• [DESCRIPTION OF THE TASK]
Count each line below that has "chart" anywhere in it. Answer with the total alone.

• [RECORDS TO PROCESS]
------------------------------------

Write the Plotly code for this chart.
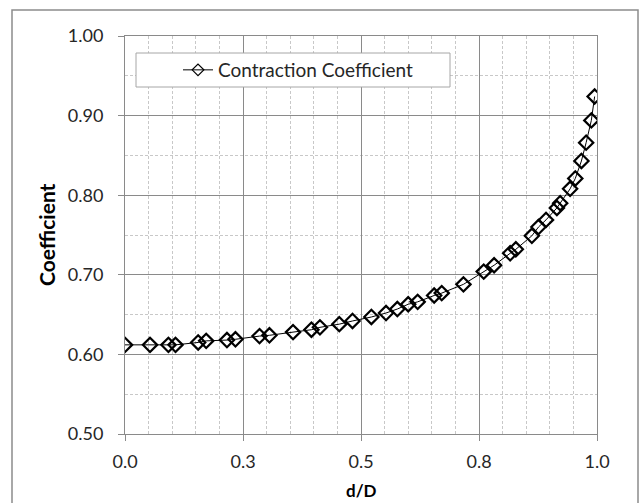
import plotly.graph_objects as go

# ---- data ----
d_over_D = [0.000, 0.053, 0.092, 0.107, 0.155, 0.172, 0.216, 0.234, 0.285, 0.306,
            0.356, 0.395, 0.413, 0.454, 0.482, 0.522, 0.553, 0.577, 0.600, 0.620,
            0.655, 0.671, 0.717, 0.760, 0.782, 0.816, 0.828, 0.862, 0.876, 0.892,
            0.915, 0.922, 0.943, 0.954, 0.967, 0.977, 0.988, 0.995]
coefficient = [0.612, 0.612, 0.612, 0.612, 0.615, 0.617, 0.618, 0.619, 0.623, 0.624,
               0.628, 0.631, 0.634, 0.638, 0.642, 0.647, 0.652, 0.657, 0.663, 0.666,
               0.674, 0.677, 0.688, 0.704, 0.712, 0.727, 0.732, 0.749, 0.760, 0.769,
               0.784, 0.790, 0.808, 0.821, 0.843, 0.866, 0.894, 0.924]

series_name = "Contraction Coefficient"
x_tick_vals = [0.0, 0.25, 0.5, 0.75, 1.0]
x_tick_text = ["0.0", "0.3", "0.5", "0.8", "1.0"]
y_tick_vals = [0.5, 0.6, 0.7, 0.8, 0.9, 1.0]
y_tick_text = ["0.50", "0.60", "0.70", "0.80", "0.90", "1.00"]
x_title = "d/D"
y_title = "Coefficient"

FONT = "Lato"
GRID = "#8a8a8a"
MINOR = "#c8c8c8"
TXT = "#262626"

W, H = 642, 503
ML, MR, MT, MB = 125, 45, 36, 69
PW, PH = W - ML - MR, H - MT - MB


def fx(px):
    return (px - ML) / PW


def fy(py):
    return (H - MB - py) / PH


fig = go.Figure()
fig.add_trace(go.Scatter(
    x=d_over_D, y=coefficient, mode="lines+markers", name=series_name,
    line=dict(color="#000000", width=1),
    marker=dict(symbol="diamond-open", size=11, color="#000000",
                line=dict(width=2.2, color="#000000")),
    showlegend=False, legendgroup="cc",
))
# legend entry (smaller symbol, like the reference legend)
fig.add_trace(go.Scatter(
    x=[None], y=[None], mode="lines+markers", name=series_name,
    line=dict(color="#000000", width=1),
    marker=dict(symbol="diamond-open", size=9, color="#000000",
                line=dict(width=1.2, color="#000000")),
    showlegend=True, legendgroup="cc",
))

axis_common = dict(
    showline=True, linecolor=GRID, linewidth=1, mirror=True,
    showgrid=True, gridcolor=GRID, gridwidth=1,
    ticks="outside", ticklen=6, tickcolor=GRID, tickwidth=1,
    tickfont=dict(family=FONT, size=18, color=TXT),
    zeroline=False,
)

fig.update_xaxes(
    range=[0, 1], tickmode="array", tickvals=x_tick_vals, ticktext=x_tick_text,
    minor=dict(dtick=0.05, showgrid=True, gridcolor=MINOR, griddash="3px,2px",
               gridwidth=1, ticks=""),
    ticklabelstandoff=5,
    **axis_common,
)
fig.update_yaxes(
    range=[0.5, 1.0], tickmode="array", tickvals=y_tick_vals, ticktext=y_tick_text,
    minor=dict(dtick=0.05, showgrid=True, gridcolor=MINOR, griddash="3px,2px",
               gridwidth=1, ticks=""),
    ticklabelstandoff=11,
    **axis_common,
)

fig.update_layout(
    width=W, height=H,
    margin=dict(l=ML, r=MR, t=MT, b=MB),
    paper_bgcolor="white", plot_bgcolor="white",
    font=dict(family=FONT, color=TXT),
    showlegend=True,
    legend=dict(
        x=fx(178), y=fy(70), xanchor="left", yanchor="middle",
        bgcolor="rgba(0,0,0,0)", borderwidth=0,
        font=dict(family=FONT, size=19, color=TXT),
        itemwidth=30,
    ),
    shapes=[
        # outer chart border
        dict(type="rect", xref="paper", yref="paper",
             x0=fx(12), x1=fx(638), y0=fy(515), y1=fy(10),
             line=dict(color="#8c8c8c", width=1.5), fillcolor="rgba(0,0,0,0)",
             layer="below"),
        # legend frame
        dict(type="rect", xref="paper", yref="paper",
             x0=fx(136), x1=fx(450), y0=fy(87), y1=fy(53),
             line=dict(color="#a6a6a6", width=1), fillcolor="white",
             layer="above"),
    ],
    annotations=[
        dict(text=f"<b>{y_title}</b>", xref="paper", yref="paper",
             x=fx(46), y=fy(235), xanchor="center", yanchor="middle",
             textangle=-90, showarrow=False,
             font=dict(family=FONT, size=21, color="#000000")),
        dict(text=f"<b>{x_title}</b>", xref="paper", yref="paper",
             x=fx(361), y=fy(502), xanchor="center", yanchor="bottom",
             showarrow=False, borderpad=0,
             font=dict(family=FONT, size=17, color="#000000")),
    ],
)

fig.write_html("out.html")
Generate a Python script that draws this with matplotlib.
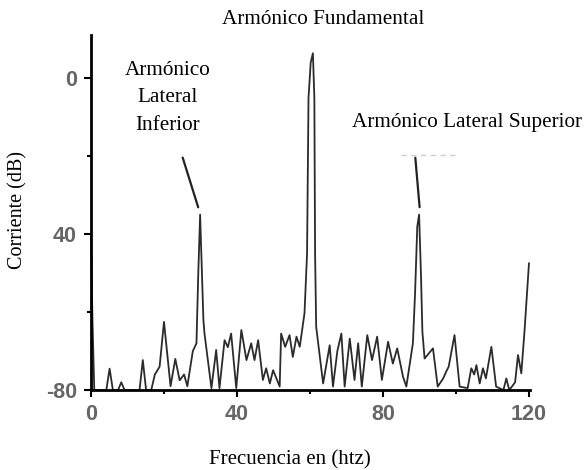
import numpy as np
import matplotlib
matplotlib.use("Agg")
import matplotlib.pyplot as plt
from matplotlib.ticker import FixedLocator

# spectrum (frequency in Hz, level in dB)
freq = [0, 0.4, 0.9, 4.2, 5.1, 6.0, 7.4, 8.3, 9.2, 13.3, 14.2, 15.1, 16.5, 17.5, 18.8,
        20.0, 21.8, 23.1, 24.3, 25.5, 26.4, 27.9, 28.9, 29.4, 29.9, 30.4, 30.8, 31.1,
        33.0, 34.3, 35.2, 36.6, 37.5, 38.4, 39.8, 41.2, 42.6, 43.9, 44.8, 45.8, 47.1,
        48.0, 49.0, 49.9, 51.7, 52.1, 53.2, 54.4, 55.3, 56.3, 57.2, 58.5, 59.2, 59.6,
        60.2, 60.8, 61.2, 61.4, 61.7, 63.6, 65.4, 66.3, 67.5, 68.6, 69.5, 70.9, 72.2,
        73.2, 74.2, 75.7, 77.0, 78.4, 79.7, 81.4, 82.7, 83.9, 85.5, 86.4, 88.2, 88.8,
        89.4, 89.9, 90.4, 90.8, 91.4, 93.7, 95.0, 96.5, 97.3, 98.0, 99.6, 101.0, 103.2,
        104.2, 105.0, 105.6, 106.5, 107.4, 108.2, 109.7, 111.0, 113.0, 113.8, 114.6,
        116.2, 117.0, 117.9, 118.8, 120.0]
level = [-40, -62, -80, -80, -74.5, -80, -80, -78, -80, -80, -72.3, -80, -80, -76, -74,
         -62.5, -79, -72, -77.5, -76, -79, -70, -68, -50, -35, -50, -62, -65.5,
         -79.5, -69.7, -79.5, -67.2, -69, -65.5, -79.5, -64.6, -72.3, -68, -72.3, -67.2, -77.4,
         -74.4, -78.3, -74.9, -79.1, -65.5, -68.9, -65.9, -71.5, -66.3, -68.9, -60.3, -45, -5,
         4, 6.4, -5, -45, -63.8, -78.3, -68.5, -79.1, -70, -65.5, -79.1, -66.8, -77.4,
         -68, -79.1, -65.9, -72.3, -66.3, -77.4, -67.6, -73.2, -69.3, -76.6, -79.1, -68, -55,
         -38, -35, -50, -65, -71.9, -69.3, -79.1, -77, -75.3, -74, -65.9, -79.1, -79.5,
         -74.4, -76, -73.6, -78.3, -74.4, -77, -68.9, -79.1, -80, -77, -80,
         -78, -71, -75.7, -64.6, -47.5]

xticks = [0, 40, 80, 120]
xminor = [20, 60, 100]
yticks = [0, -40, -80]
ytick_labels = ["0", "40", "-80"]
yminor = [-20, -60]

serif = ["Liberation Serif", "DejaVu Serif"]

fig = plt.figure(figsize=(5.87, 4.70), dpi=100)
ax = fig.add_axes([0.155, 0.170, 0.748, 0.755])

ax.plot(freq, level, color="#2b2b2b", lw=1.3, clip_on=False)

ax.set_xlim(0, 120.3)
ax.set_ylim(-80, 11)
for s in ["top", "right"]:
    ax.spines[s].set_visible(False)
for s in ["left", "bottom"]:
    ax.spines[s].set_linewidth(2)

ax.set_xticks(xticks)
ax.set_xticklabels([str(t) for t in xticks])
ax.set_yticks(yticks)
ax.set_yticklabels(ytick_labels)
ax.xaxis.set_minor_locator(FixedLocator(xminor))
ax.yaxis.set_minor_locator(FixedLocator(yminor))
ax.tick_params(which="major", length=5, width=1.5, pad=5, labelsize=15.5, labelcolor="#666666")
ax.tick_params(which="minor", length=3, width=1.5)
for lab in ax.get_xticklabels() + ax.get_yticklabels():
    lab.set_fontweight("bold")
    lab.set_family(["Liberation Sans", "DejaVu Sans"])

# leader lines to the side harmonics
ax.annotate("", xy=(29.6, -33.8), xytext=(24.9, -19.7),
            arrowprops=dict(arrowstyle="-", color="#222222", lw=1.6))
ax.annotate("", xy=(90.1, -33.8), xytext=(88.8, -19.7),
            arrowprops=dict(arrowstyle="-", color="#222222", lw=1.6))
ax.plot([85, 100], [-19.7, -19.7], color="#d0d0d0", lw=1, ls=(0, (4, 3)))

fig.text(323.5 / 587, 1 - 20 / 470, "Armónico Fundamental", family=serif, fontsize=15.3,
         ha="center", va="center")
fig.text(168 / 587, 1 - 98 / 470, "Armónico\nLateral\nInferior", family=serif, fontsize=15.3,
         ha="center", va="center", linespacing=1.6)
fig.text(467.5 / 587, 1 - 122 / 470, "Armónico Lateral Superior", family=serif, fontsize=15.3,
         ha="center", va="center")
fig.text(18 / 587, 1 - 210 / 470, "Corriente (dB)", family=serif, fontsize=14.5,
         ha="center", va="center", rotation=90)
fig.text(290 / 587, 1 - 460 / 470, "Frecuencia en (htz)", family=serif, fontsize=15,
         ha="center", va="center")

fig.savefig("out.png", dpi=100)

------------------------------------

• [SOLVED EXERCISE]
2